In March 1992, surviving Doolittle Raiders and five of their Chinese rescuers were reunited in Red Wing, a city in Minnesota, for the first time in 50 years after the raid and rescue.
"On this special occasion, we also salute those good people in China, who, following the raid and without regard for their own well-being, provided shelter and protection for wounded Americans." said then-president George H. W. Bush in a letter to the reunion.
Gen. Doolittle, 95 at that time, did not attend the reunion but also wrote a letter to their Chinese rescuers.
"On behalf of the entire Doolittle Raider organization, and especially those Doolittle Raiders and their families present here tonight, I extend deep hearted appreciation to our Chinese friends, who at great risk to themselves and to their families, rescued and cared for our men."

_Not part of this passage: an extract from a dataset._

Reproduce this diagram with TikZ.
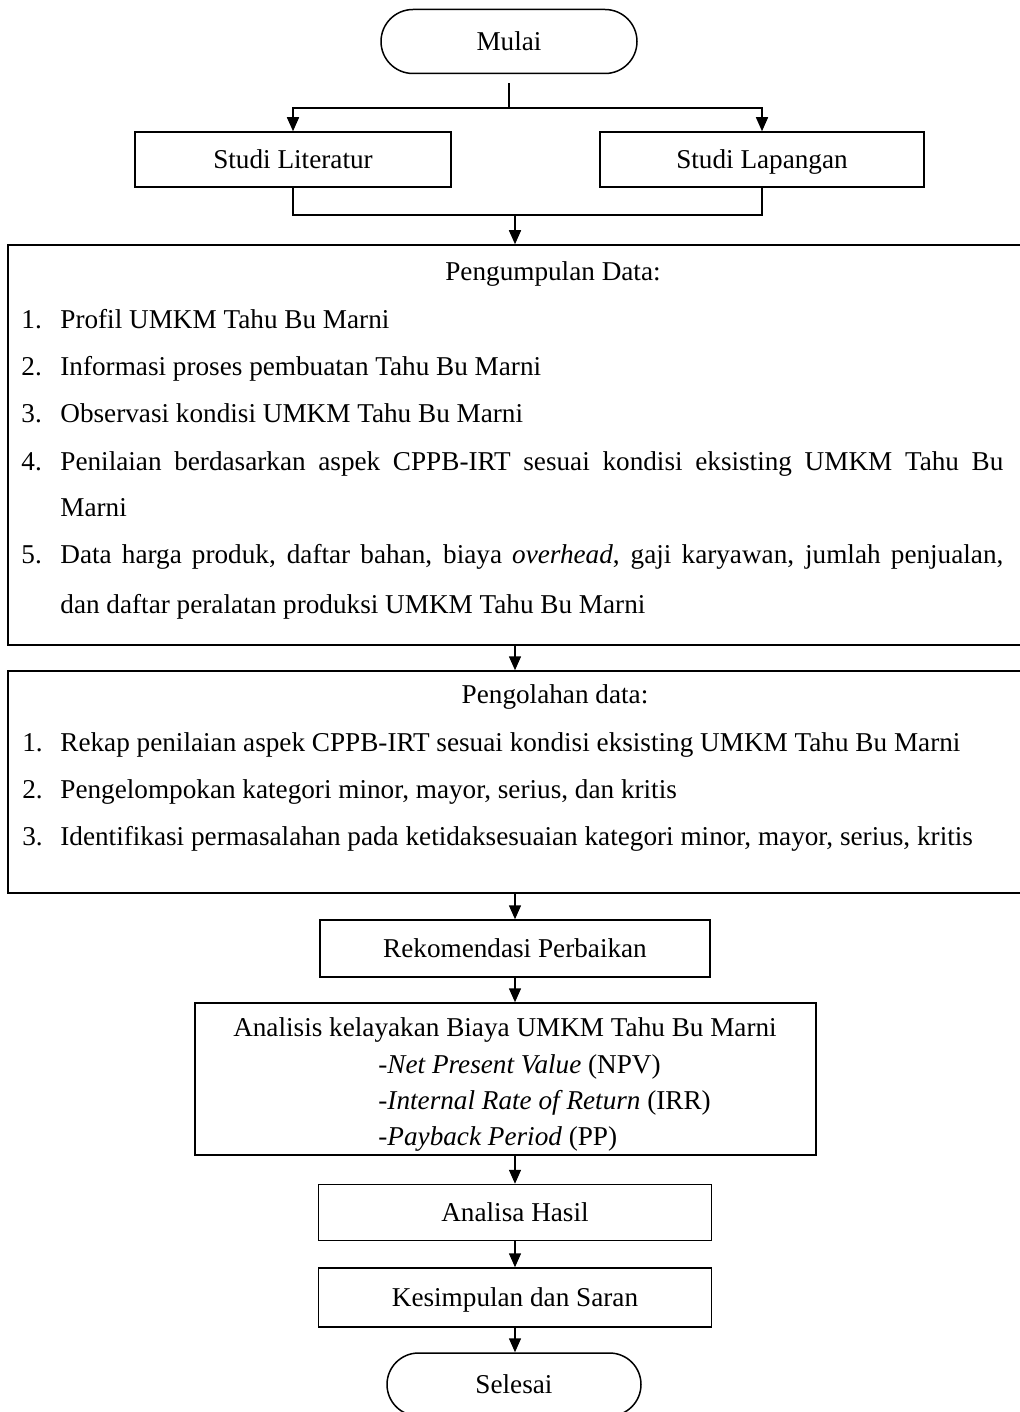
\documentclass[tikz,border=0pt]{standalone}
\usepackage{fontspec}
\setmainfont{Liberation Serif}
\usetikzlibrary{arrows.meta,shapes.misc}

\tikzset{
  box/.style={draw, line width=0.75pt, inner sep=0pt, text height=0.86em, text depth=0pt},
  term/.style={box, rounded rectangle},
  txt/.style={inner sep=0pt, anchor=west, text height=0.86em, text depth=0pt},
  line/.style={line width=0.75pt},
  arr/.style={line, -{Triangle[length=7pt,width=6pt]}}
}

\begin{document}
\begin{tikzpicture}[x=0.5pt,y=-0.5pt,font=\fontsize{13.6}{16}\selectfont]
\useasboundingbox (0,0) rectangle (1019,1412);

% start and studies
\node[term, minimum width=128pt, minimum height=32pt] (mulai) at (509,41.5) {Mulai};
\node[box, minimum width=158pt, minimum height=27.5pt] (lit) at (293,159.5) {Studi Literatur};
\node[box, minimum width=162pt, minimum height=27.5pt] (lap) at (762,159.5) {Studi Lapangan};
\coordinate (split) at (509,108);
\coordinate (merge) at (515,215);

% pengumpulan data
\node[box, minimum width=508pt, minimum height=200pt] (kumpul) at (516,445) {};
\node[txt, anchor=center] (kumpulT) at (553,272) {Pengumpulan Data:};
\node[txt] (k1n) at (21,320) {1.};
\node[txt] (k1) at (60,320) {Profil UMKM Tahu Bu Marni};
\node[txt] (k2n) at (21,367) {2.};
\node[txt] (k2) at (60,367) {Informasi proses pembuatan Tahu Bu Marni};
\node[txt] (k3n) at (21,414) {3.};
\node[txt] (k3) at (60,414) {Observasi kondisi UMKM Tahu Bu Marni};
\node[txt] (k4n) at (21,462) {4.};
\node[txt] (k4) at (60,462) {\makebox[471.5pt][s]{Penilaian berdasarkan aspek CPPB-IRT sesuai kondisi eksisting UMKM Tahu Bu}};
\node[txt] (k4b) at (60,508) {Marni};
\node[txt] (k5n) at (21,555) {5.};
\node[txt] (k5) at (60,555) {\makebox[471.5pt][s]{Data harga produk, daftar bahan, biaya \textit{overhead}, gaji karyawan, jumlah penjualan,}};
\node[txt] (k5b) at (60,605) {dan daftar peralatan produksi UMKM Tahu Bu Marni};

% pengolahan data
\node[box, minimum width=508pt, minimum height=111pt] (olah) at (516,782) {};
\node[txt, anchor=center] (olahT) at (555,695) {Pengolahan data:};
\node[txt] (o1n) at (22,743) {1.};
\node[txt] (o1) at (60,743) {Rekap penilaian aspek CPPB-IRT sesuai kondisi eksisting UMKM Tahu Bu Marni};
\node[txt] (o2n) at (22,790) {2.};
\node[txt] (o2) at (60,790) {Pengelompokan kategori minor, mayor, serius, dan kritis};
\node[txt] (o3n) at (22,837) {3.};
\node[txt] (o3) at (60,837) {Identifikasi permasalahan pada ketidaksesuaian kategori minor, mayor, serius, kritis};

% rekomendasi dan analisis
\node[box, minimum width=195pt, minimum height=28.5pt] (rekom) at (515,948.5) {Rekomendasi Perbaikan};
\node[box, minimum width=310.5pt, minimum height=76pt] (ana) at (505.5,1079) {};
\node[txt, anchor=center] (anaT) at (505,1028) {Analisis kelayakan Biaya UMKM Tahu Bu Marni};
\node[txt] (a1) at (378,1065) {-\textit{Net Present Value} (NPV)};
\node[txt] (a2) at (378,1101) {-\textit{Internal Rate of Return} (IRR)};
\node[txt] (a3) at (378,1137) {-\textit{Payback Period} (PP)};

% hasil dan selesai
\node[box, minimum width=196.5pt, minimum height=28pt] (hasil) at (515,1212.5) {Analisa Hasil};
\node[box, minimum width=196.5pt, minimum height=29.5pt] (simpul) at (515,1297.5) {Kesimpulan dan Saran};
\node[term, minimum width=127pt, minimum height=31.5pt] (selesai) at (514,1384.5) {Selesai};

% connectors
\draw[line, shorten <=4.5pt] (mulai.south) -- (split);
\draw[arr] (split) -| (lit.north);
\draw[arr] (split) -| (lap.north);
\draw[line] (lit.south) |- (merge);
\draw[line] (lap.south) |- (merge);
\draw[arr] (merge) -- (merge |- kumpul.north);
\draw[arr] (merge |- kumpul.south) -- (merge |- olah.north);
\draw[arr] (merge |- olah.south) -- (rekom.north);
\draw[arr] (rekom.south) -- (rekom.south |- ana.north);
\draw[arr] (hasil.north |- ana.south) -- (hasil.north);
\draw[arr] (hasil.south) -- (simpul.north);
\draw[arr] (simpul.south) -- (simpul.south |- selesai.north);
\end{tikzpicture}
\end{document}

"A hearty thumbs up to you all," said Doolittle who passed away in September 1993 at the age of 96.
Ronald Reagan, in his April 1984 speech at Fudan University in Shanghai during his China visit, also spoke highly of Doolittle Raiders and the Chinese rescue.
"When the armies of Fascism swept Asia, we fought with you to stop them... Remember when our general Jimmy Doolittle and his squadron came halfway round the world to help. Some of those pilots landed in China. You remember those brave young boys. You hid them and cared for them and bound up their wounds. You saved many of their lives."
In his enthusiastic speech, Reagan said the friendship between the American and Chinese people was the basis of the friendship between the two governments.
"History is a river that may take us as it will. But we have the power to navigate, to choose direction and make our passage together. The wind is up, the current is swift, and opportunity for a long and fruitful journey awaits us," said Reagan.
"With peaceful cooperation as our guide," he said, "the possibilities for future progress are great."